Elevated Device URLs/VPN Errors

Balena experienced a minor incident on November 19, 2024 affecting Cloudlink (VPN), lasting 1d 4h. The incident has been resolved; the full update timeline is below.

Started: Nov 19, 2024, 10:00 AM UTC
Resolved: Nov 20, 2024, 02:01 PM UTC
Duration: 1d 4h
Detected by Pingoru: Nov 19, 2024, 10:00 AM UTC

Affected components

Cloudlink (VPN)

Update timeline

investigating Nov 19, 2024, 07:29 PM UTC

We're experiencing an elevated level of errors in our Device URLs and VPN infrastructure and are currently looking into the issue.
identified Nov 19, 2024, 08:32 PM UTC

The issue has been identified and a fix is being implemented.
monitoring Nov 19, 2024, 09:24 PM UTC

A fix has been implemented and we are monitoring the results.
resolved Nov 20, 2024, 02:01 PM UTC

This incident has been resolved.
postmortem Nov 22, 2024, 02:06 PM UTC

We observed degraded Cloudlink \(VPN\) connections following several subsequent API release deployments. These were spread out over the course of a day, and took some time to settle without any manual intervention. This is generally referred to as a "thundering herd" when 1000s of devices are attempting to connect to a new node at the same time and get rate limited.
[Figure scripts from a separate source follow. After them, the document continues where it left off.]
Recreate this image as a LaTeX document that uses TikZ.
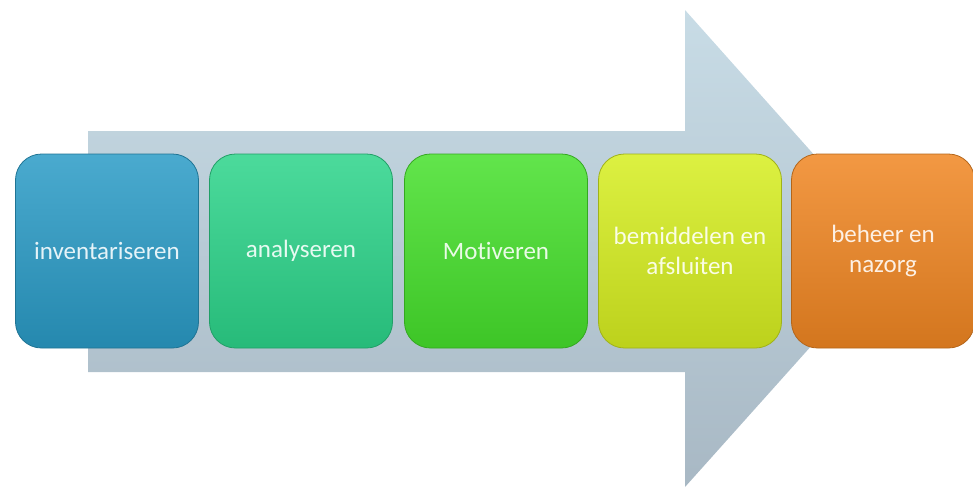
\documentclass[tikz,border=0pt]{standalone}
\usepackage{fontspec}
\setmainfont{Carlito}[Ligatures=NoCommon]
\usepackage{tikz}

\definecolor{pijl}{RGB}{188,205,216}
\definecolor{pijltop}{RGB}{200,220,230}
\definecolor{pijlbodem}{RGB}{168,184,196}
\definecolor{blauw}{RGB}{42,155,198}
\definecolor{groenblauw}{RGB}{44,212,138}
\definecolor{groen}{RGB}{70,224,44}
\definecolor{geelgroen}{RGB}{214,238,32}
\definecolor{oranje}{RGB}{240,134,34}

\begin{document}
\begin{tikzpicture}[x=1pt, y=-1pt,
		stap/.style={rounded corners=26pt, minimum width=183pt, minimum height=194pt,
			align=center, font=\fontsize{25}{30}\selectfont, line width=0.8pt}]
		\useasboundingbox (0, 0) rectangle (973, 488);
		% grote pijl op de achtergrond
		\shade[top color=pijltop, bottom color=pijlbodem]
			(88, 130) -- (685, 130) -- (685, 10) -- (898, 249) -- (685, 487) -- (685, 372) -- (88, 372) -- cycle;
		\draw[white, line width=1.5pt] (88, 130) -- (685, 130);
		% de vijf stappen
		\foreach \naam/\kleur/\x/\tekst in {inv/blauw/107/inventariseren, ana/groenblauw/301/analyseren,
				mot/groen/496/Motiveren, bem/geelgroen/690/{bemiddelen en\\afsluiten}, beh/oranje/883/{beheer en\\nazorg}}
			\node[stap, top color=\kleur!85!white, bottom color=\kleur!88!black, draw=\kleur!75!black,
				text=white!88!\kleur] (\naam) at (\x, 251) {\tekst};
	\end{tikzpicture}
\end{document}
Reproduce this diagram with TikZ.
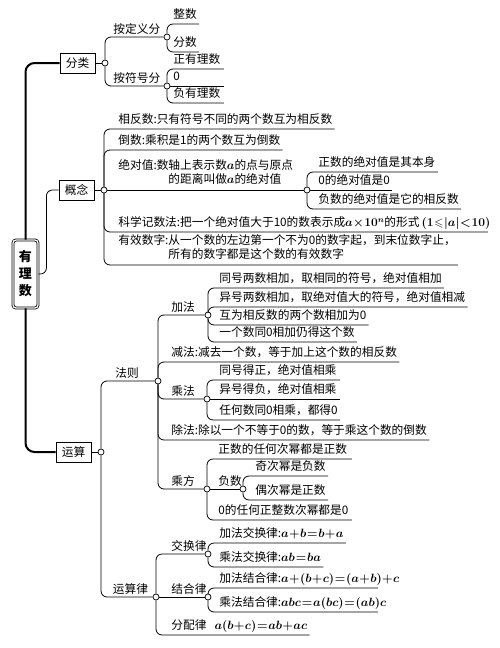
\documentclass[tikz,border=0pt]{standalone}
\usepackage{amsmath,amssymb}
\usepackage{fontspec}
\newfontfamily\cjk{Noto Sans CJK SC}
\newcommand{\zh}{\cjk\fontsize{11.7}{13.5}\selectfont\boldmath\medmuskip=0.5mu\thickmuskip=1mu}

\begin{document}
\begin{tikzpicture}[x=1pt, y=-1pt, line width=0.8pt,
    box/.style={draw, line width=1pt, minimum width=35pt, minimum height=20pt, inner sep=2pt, font=\zh},
    lbl/.style={anchor=south west, inner xsep=2pt, inner ysep=2.5pt, font=\zh},
    leaf/.style={lbl, text depth=0.25em},
    fw/.style={text width=#1, align=left},
    jt/.style={circle, draw, fill=white, inner sep=0pt, minimum size=6pt, line width=0.7pt},
    br/.style={rounded corners=6pt},
    trunk/.style={line width=2pt, rounded corners=9pt}]

    \useasboundingbox (0,0) rectangle (500,648);

    % 1. 根节点与三个一级节点
    \node[draw, double, double distance=1.3pt, rounded corners=3pt, minimum width=25pt,
          minimum height=68pt, align=center, font=\cjk\fontsize{13}{17}\selectfont\bfseries]
          (root) at (25.5,274) {有\\理\\数};
    \node[box] (fl) at (77.5,63) {分类};
    \node[box] (gn) at (76.5,190) {概念};
    \node[box] (ys) at (73.5,452) {运算};
    \node[jt] (flJ) at (105,63) {};
    \node[jt] (gnJ) at (104,190) {};
    \node[jt] (ysJ) at (101,452) {};

    \draw[trunk] (root.north) |- (fl.west);
    \draw[trunk] (root.south) |- (ys.west);
    \draw[br] (root.east) -- ++(8,0) |- (gn.west);
    \draw (fl) -- (flJ);
    \draw (gn) -- (gnJ);
    \draw (ys) -- (ysJ);

    % 2. 分类
    \node[jt] (dyJ) at (167,37) {};
    \node[lbl] (dy) at (111,37) {按定义分};
    \node[jt] (fhJ) at (167,86) {};
    \node[lbl] (fh) at (111,86) {按符号分};
    \draw[br] (flJ) |- (dyJ);
    \draw[br] (flJ) |- (fhJ);

    \node[leaf] (zs) at (171,24) {整数};
    \node[leaf] (fs) at (171,52) {分数};
    \draw[br] (dyJ) |- (zs.south east);
    \draw[br] (dyJ) |- (fs.south east);

    \node[leaf, fw=48pt] (zyl) at (171,69) {正有理数};
    \node[leaf, fw=48pt] (ling) at (171,86) {0};
    \node[leaf, fw=48pt] (fyl) at (171,103) {负有理数};
    \draw[br] (fhJ) |- (zyl.south east);
    \draw (fhJ) -- (ling.south east);
    \draw[br] (fhJ) |- (fyl.south east);

    % 3. 概念
    \node[leaf] (xfs) at (116,129) {相反数:只有符号不同的两个数互为相反数};
    \node[leaf] (ds) at (116,150) {倒数:乘积是1的两个数互为倒数};
    \node[lbl] (jdz) at (116,190) {绝对值:\begin{tabular}[t]{@{}c@{}}数轴上表示数$a$的点与原点\\的距离叫做$a$的绝对值\end{tabular}};
    \node[jt] (jdzJ) at (307,190) {};
    \node[leaf, fw=367pt] (kx) at (116,232) {\mbox{科学记数法:把一个绝对值大于10的数表示成$a\times10^n$的形式\,$(1\leqslant|a|<10)$}};
    \node[lbl] (yx) at (116,265) {有效数字:\begin{tabular}[t]{@{}l@{}}从一个数的左边第一个不为0的数字起，到末位数字止，\\所有的数字都是这个数的有效数字\end{tabular}};
    \foreach \n in {xfs,ds,kx,yx}
        \draw[br] (gnJ) |- (\n.south east);
    \draw (gnJ) -- (jdzJ);

    \node[leaf] (jd1) at (316,172) {正数的绝对值是其本身};
    \node[leaf] (jd2) at (316,190) {0的绝对值是0};
    \node[leaf] (jd3) at (316,209) {负数的绝对值是它的相反数};
    \draw[br] (jdzJ) |- (jd1.south east);
    \draw (jdzJ) -- (jd2.south east);
    \draw[br] (jdzJ) |- (jd3.south east);

    % 4. 运算 -- 法则
    \node[jt] (fzJ) at (158,381) {};
    \node[lbl] (fz) at (113,381) {法则};
    \node[jt] (ylJ) at (156,597) {};
    \node[lbl] (yl) at (110.5,597) {运算律};
    \draw[br] (ysJ) |- (fzJ);
    \draw[br] (ysJ) |- (ylJ);

    \node[jt] (jfJ) at (208,315) {};
    \node[lbl] (jf) at (169,315) {加法};
    \node[leaf] (jian) at (169,362) {减法:减去一个数，等于加上这个数的相反数};
    \node[jt] (cfJ) at (207,399) {};
    \node[lbl] (cf) at (169,399) {乘法};
    \node[leaf] (chu) at (169,440) {除法:除以一个不等于0的数，等于乘这个数的倒数};
    \node[jt] (cfangJ) at (207,489) {};
    \node[lbl] (cfang) at (169,489) {乘方};
    \draw[br] (fzJ) |- (jfJ);
    \draw[br] (fzJ) |- (jian.south east);
    \draw[br] (fzJ) |- (cfJ);
    \draw[br] (fzJ) |- (chu.south east);
    \draw[br] (fzJ) |- (cfangJ);

    \node[leaf] (jf1) at (217,288) {同号两数相加，取相同的符号，绝对值相加};
    \node[leaf] (jf2) at (217,307) {异号两数相加，取绝对值大的符号，绝对值相减};
    \node[leaf] (jf3) at (217,325) {互为相反数的两个数相加为0};
    \node[leaf] (jf4) at (217,342) {一个数同0相加仍得这个数};
    \foreach \n in {jf1,jf2,jf3,jf4}
        \draw[br] (jfJ) |- (\n.south east);

    \node[leaf, fw=118pt] (cf1) at (217,380) {同号得正，绝对值相乘};
    \node[leaf, fw=118pt] (cf2) at (217,399) {异号得负，绝对值相乘};
    \node[leaf, fw=118pt] (cf3) at (217,420) {任何数同0相乘，都得0};
    \draw[br] (cfJ) |- (cf1.south east);
    \draw (cfJ) -- (cf2.south east);
    \draw[br] (cfJ) |- (cf3.south east);

    \node[leaf, fw=131pt] (cf4) at (216,459) {正数的任何次幂都是正数};
    \node[jt] (fsJ) at (243,489) {};
    \node[lbl] (fsn) at (216,489) {负数};
    \node[leaf, fw=131pt] (cf5) at (216,520) {0的任何正整数次幂都是0};
    \draw[br] (cfangJ) |- (cf4.south east);
    \draw (cfangJ) -- (fsJ);
    \draw[br] (cfangJ) |- (cf5.south east);

    \node[leaf] (jc) at (253,476) {奇次幂是负数};
    \node[leaf] (oc) at (253,500) {偶次幂是正数};
    \draw[br] (fsJ) |- (jc.south east);
    \draw[br] (fsJ) |- (oc.south east);

    % 5. 运算 -- 运算律
    \node[jt] (jhJ) at (208,554) {};
    \node[lbl] (jh) at (169,554) {交换律};
    \node[jt] (jhlJ) at (208,597) {};
    \node[lbl] (jhl) at (169,597) {结合律};
    \node[leaf] (fp) at (169,635) {分配律\hspace{8pt}$a(b+c)=ab+ac$};
    \draw[br] (ylJ) |- (jhJ);
    \draw (ylJ) -- (jhlJ);
    \draw[br] (ylJ) |- (fp.south east);

    \node[leaf] (jh1) at (217,543) {加法交换律:$a+b=b+a$};
    \node[leaf] (jh2) at (217,567) {乘法交换律:$ab=ba$};
    \draw[br] (jhJ) |- (jh1.south east);
    \draw[br] (jhJ) |- (jh2.south east);

    \node[leaf, fw=156pt] (jhl1) at (217,588) {\mbox{加法结合律:$a+(b+c)=(a+b)+c$}};
    \node[leaf, fw=156pt] (jhl2) at (217,612) {\mbox{乘法结合律:$abc=a(bc)=(ab)c$}};
    \draw[br] (jhlJ) |- (jhl1.south east);
    \draw[br] (jhlJ) |- (jhl2.south east);

\end{tikzpicture}
\end{document}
Upon investigation we found that when we are running at peak usage, the load balancing policies in place for our TCP Cloudlink connections were not optimized to avoid proxying through nodes that were scaling up and scaling down during deploys. Due to the nature of TCP, even though our Cloudlink instances were largely unmoved, the proxied TCP connections were being interrupted by the shuffle of other backend services. We have since implemented some changes to our load balancers to only route TCP Cloudlink traffic via nodes that have online and ready Cloudlink pods running. We are also in the early stages of enabling UDP connections for this endpoint and will announce more details in the future.